2004- I enjoyed almost all 12 stories in this book, and I liked how much of them interlock in some way or another. The descriptions of Venice made it come alive, and the different viewpoints encompassed a wide variety of people from a visitor to the city to the mayor. You could really tell that the author wanted you to see that the city's upper-class life was fading in most of the stories. However, I had some problems as well. About three of the stories I didn't really ""get"". They just seemed to make no sense whatsoever. I also found it odd she only wrote about four women, I had wished for more a balance there. Lastly, I often felt like the author was being condescending to the reader, which was a bit of a turnoff. Alright, but nothing great.
I picked up this book a whopping six years ago while perusing a bookstore in Venice with my family. It's taken me this long to finally get around to reading it, and it took me 4 months of on and off reading to finish the 12 stories in this volume. That being said, this is a very pleasant read. I enjoyed it and found it both light and mysterious, distant and intimate, and compelling.
While some of the stories held virtually no appeal for me ("Interpreter," anyone? Hello, crazy cat lady), others were pretty and somewhat touching.
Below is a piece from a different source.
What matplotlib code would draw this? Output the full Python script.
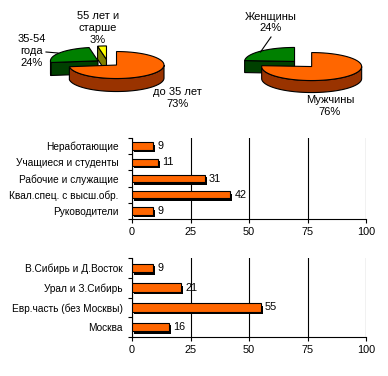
import numpy as np
import matplotlib
matplotlib.use("Agg")
import matplotlib.pyplot as plt
from matplotlib import transforms
from matplotlib.patches import Polygon

plt.rcParams['font.family'] = ['Liberation Sans', 'DejaVu Sans']

# ---------------- data ----------------
age_labels = ['до 35 лет\n73%', '35-54\nгода\n24%', '55 лет и\nстарше\n3%']
age_values = [73, 24, 3]
age_top_colors = ['#FF6600', '#008000', '#FFFF00']
age_side_colors = ['#993300', '#004000', '#808000']

sex_labels = ['Мужчины\n76%', 'Женщины\n24%']
sex_values = [76, 24]
sex_top_colors = ['#FF6600', '#008000']
sex_side_colors = ['#993300', '#004000']

occ_labels = ['Неработающие', 'Учащиеся и студенты', 'Рабочие и служащие',
              'Квал.спец. с высш.обр.', 'Руководители']
occ_values = [9, 11, 31, 42, 9]

reg_labels = ['В.Сибирь и Д.Восток', 'Урал и З.Сибирь', 'Евр.часть (без Москвы)', 'Москва']
reg_values = [9, 21, 55, 16]

x_ticks = [0, 25, 50, 75, 100]

W, H = 388, 376
fig = plt.figure(figsize=(W / 100, H / 100), dpi=100)
fig.patch.set_facecolor('white')

# ---------------- 3D pies ----------------
pax = fig.add_axes([0, 0, 1, 1])
pax.set_xlim(0, W)
pax.set_ylim(H, 0)
pax.axis('off')


def arc(cx, cy, rx, ry, t1, t2, n=60):
    ts = np.radians(np.linspace(t1, t2, n))
    return np.column_stack([cx + rx * np.cos(ts), cy - ry * np.sin(ts)])


def pie3d(ax, values, tops, sides, cx, cy, rx, ry, depth, explode):
    total = float(sum(values))
    a = 90.0
    slices = []
    for v, tc, sc in zip(values, tops, sides):
        a2 = a
        a1 = a - 360.0 * v / total
        a = a1
        mid = np.radians((a1 + a2) / 2)
        ox = cx + explode * rx * np.cos(mid)
        oy = cy - explode * ry * np.sin(mid)
        slices.append((a1, a2, ox, oy, tc, sc))
    side_polys = []
    top_polys = []
    for a1, a2, ox, oy, tc, sc in slices:
        for ang, vis in ((a1, np.cos(np.radians(a1)) > 1e-6),
                         (a2, np.cos(np.radians(a2)) < -1e-6)):
            if vis:
                rim = arc(ox, oy, rx, ry, ang, ang, 1)[0]
                side_polys.append((oy, [[ox, oy], rim, [rim[0], rim[1] + depth],
                                        [ox, oy + depth]], sc))
        for lo, hi in ((-180, 0), (180, 360)):
            s, e = max(a1, lo), min(a2, hi)
            if e > s:
                top_arc = arc(ox, oy, rx, ry, s, e)
                bot = top_arc[::-1].copy()
                bot[:, 1] += depth
                side_polys.append((oy + 100, np.vstack([top_arc, bot]), sc))
        top_polys.append(np.vstack([[ox, oy], arc(ox, oy, rx, ry, a1, a2)]))
    for _, p, c in sorted(side_polys, key=lambda t: t[0]):
        ax.add_patch(Polygon(p, closed=True, facecolor=c, edgecolor='black',
                             lw=0.8, joinstyle='miter'))
    for p, s in zip(top_polys, slices):
        ax.add_patch(Polygon(p, closed=True, facecolor=s[4], edgecolor='black',
                             lw=0.8, joinstyle='miter'))


pie3d(pax, age_values, age_top_colors, age_side_colors,
      107.6, 62.8, 47.5, 13.5, 13, 0.25)
pie3d(pax, sex_values, sex_top_colors, sex_side_colors,
      303.1, 64.0, 50, 14, 12, 0.25)

fs = 8
pax.text(177.5, 98, age_labels[0], ha='center', va='center', fontsize=fs, linespacing=1.25)
pax.text(32, 51, age_labels[1], ha='center', va='center', fontsize=fs, linespacing=1.2)
pax.text(98, 28, age_labels[2], ha='center', va='center', fontsize=fs, linespacing=1.2)
pax.plot([46, 58], [52, 53], color='black', lw=0.8)

pax.text(330, 106, sex_labels[0], ha='center', va='center', fontsize=fs, linespacing=1.25)
pax.text(271, 22.5, sex_labels[1], ha='center', va='center', fontsize=fs, linespacing=1.2)
pax.plot([271, 260.5], [37, 52], color='black', lw=0.8)

bfs = 7.3


# ---------------- bar charts ----------------
def bar_chart(rect, labels, values, bh, lpad):
    ax = fig.add_axes(rect)
    n = len(labels)
    y = np.arange(n)
    shadow_tr = transforms.offset_copy(ax.transData, fig=fig, x=2, y=-2.5, units='dots')
    ax.barh(y, values, height=bh, color='black', transform=shadow_tr, zorder=2)
    ax.barh(y, values, height=bh, color='#FF6600', edgecolor='black', lw=0.8, zorder=3)
    for yi, v in zip(y, values):
        ax.annotate(str(v), (v, yi), xytext=(3.0, 0), textcoords='offset points',
                    va='center', ha='left', fontsize=bfs + 0.5, zorder=4)
    ax.set_xlim(0, 100)
    ax.set_ylim(n - 0.5, -0.5)
    ax.set_xticks(x_ticks)
    ax.set_xticklabels([str(t) for t in x_ticks], fontsize=bfs + 0.5)
    ax.xaxis.grid(True, color='black', lw=0.8)
    ax.set_axisbelow(True)
    ax.set_yticks(np.arange(-0.5, n, 1.0))
    ax.set_yticklabels([])
    ax.set_yticks(y, minor=True)
    ax.set_yticklabels(labels, minor=True, fontsize=bfs)
    ax.tick_params(axis='y', which='major', length=3, width=0.8, direction='out')
    ax.tick_params(axis='y', which='minor', length=0, pad=lpad)
    ax.tick_params(axis='x', length=3, width=0.8, direction='out', pad=3)
    for s in ('top', 'right'):
        ax.spines[s].set_visible(False)
    for s in ('left', 'bottom'):
        ax.spines[s].set_linewidth(0.8)
    ax.set_facecolor('none')
    return ax


bar_chart([132 / W, (H - 219) / H, 234 / W, 81 / H], occ_labels, occ_values, 0.45, 9.5)
bar_chart([132 / W, (H - 337) / H, 234 / W, 79 / H], reg_labels, reg_values, 0.42, 6.5)

fig.savefig('out.png', dpi=100, facecolor='white')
Though I didn't grow attached to any of the characters (there wasn't enough time for that), I still enjoyed Reynolds's style and insights into Venetian life in that crumbling city and society.
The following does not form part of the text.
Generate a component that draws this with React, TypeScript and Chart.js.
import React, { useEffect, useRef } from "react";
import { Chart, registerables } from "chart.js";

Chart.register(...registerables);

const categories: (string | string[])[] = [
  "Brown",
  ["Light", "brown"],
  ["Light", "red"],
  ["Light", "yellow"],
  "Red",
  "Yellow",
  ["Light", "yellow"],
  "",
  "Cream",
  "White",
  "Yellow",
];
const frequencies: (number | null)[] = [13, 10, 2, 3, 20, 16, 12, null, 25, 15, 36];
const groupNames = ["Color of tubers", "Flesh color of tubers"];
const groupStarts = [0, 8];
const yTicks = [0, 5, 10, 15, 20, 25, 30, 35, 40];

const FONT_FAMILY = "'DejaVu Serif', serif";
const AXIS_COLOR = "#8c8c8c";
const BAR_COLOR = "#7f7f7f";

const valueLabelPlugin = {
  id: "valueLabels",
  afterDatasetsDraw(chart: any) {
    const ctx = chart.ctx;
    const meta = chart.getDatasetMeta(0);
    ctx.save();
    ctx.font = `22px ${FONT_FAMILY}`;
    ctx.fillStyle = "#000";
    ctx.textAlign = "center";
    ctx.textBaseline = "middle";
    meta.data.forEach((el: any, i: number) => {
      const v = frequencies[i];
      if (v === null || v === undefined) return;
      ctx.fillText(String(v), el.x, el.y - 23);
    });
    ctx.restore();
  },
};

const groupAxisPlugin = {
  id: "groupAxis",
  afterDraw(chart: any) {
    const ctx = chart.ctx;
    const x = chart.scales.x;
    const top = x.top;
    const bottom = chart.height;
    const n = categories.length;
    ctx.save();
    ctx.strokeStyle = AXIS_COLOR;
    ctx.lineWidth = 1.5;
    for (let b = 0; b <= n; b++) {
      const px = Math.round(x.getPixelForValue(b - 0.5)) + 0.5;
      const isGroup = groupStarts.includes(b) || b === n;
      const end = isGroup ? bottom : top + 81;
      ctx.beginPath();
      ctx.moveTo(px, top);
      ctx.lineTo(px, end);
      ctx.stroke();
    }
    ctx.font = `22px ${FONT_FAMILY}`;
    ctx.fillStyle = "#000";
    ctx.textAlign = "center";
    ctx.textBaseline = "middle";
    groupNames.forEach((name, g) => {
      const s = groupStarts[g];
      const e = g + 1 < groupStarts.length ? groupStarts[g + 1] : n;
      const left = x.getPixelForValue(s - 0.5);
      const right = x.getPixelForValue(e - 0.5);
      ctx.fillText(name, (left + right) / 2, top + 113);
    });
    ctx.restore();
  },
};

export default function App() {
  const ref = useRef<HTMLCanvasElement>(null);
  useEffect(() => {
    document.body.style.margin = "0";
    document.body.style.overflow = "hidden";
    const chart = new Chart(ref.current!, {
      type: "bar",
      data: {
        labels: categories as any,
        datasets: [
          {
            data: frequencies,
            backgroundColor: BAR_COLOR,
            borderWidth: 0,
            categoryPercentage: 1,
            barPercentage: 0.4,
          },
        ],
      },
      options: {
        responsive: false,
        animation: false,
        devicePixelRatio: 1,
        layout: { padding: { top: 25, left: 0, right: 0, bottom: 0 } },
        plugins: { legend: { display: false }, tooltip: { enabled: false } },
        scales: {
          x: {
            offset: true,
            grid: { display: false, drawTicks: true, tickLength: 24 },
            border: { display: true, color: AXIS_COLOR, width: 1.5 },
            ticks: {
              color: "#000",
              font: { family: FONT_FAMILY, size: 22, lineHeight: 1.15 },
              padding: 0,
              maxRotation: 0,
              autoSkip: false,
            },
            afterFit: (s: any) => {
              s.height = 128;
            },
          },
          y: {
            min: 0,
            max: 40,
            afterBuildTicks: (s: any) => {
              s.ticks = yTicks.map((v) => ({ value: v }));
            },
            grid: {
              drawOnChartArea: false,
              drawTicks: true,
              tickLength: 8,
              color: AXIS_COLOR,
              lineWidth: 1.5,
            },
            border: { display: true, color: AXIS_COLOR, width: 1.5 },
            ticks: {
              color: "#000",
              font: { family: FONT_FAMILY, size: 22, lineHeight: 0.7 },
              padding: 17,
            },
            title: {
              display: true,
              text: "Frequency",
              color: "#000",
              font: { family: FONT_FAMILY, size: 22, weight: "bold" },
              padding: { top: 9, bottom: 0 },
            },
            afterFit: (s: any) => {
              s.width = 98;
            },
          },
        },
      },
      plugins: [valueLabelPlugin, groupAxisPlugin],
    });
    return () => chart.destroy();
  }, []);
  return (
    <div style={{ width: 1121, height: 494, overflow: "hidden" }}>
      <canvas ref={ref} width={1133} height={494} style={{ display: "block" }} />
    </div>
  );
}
Since I have been reading several books set in Venice before a visit to La Serenissima, I added this to the to-read list. I wanted to like it but, while it purports to describe Venetian and ex-pat "types" in engaging interlocking vignettes, I found the writing mediocre (over or underwritten, at times) and the portraits of people downright boring.
These stories seem of another era - I think of Katherine Mansfield or even Kate Chopin. Yet, the concerns of the characters are contemporary - the decay of Venice, the problems of transportation, money. Contemporary and timeless. My favorite story so far is The Interpreter for its surprising narrative turns and twists of fate.
A series of interconnected glimpses into various lives, some rather predictable and others lightly mysterious. I found these slices of life engaging. Though not all characters were immediately likable you did see each person with the clear view that we are all made up of light and dark. Add in the setting of Venice and I spent a sick day engrossed in this little book.
This is somewhere in between read and to-read. I really wanted to love it, but I'll get through one or two good stories and then get stuck on one that really bores the hell out of me. Plus, there are a lot of Italian words used that are not translated anywhere in the book.
After reading Berendt's, 'The City of Falling Angels', I looked for this little book. I believe he mentions the author (Rylands)in his book, which interested me in reading her work. Another really great glimpse of another world.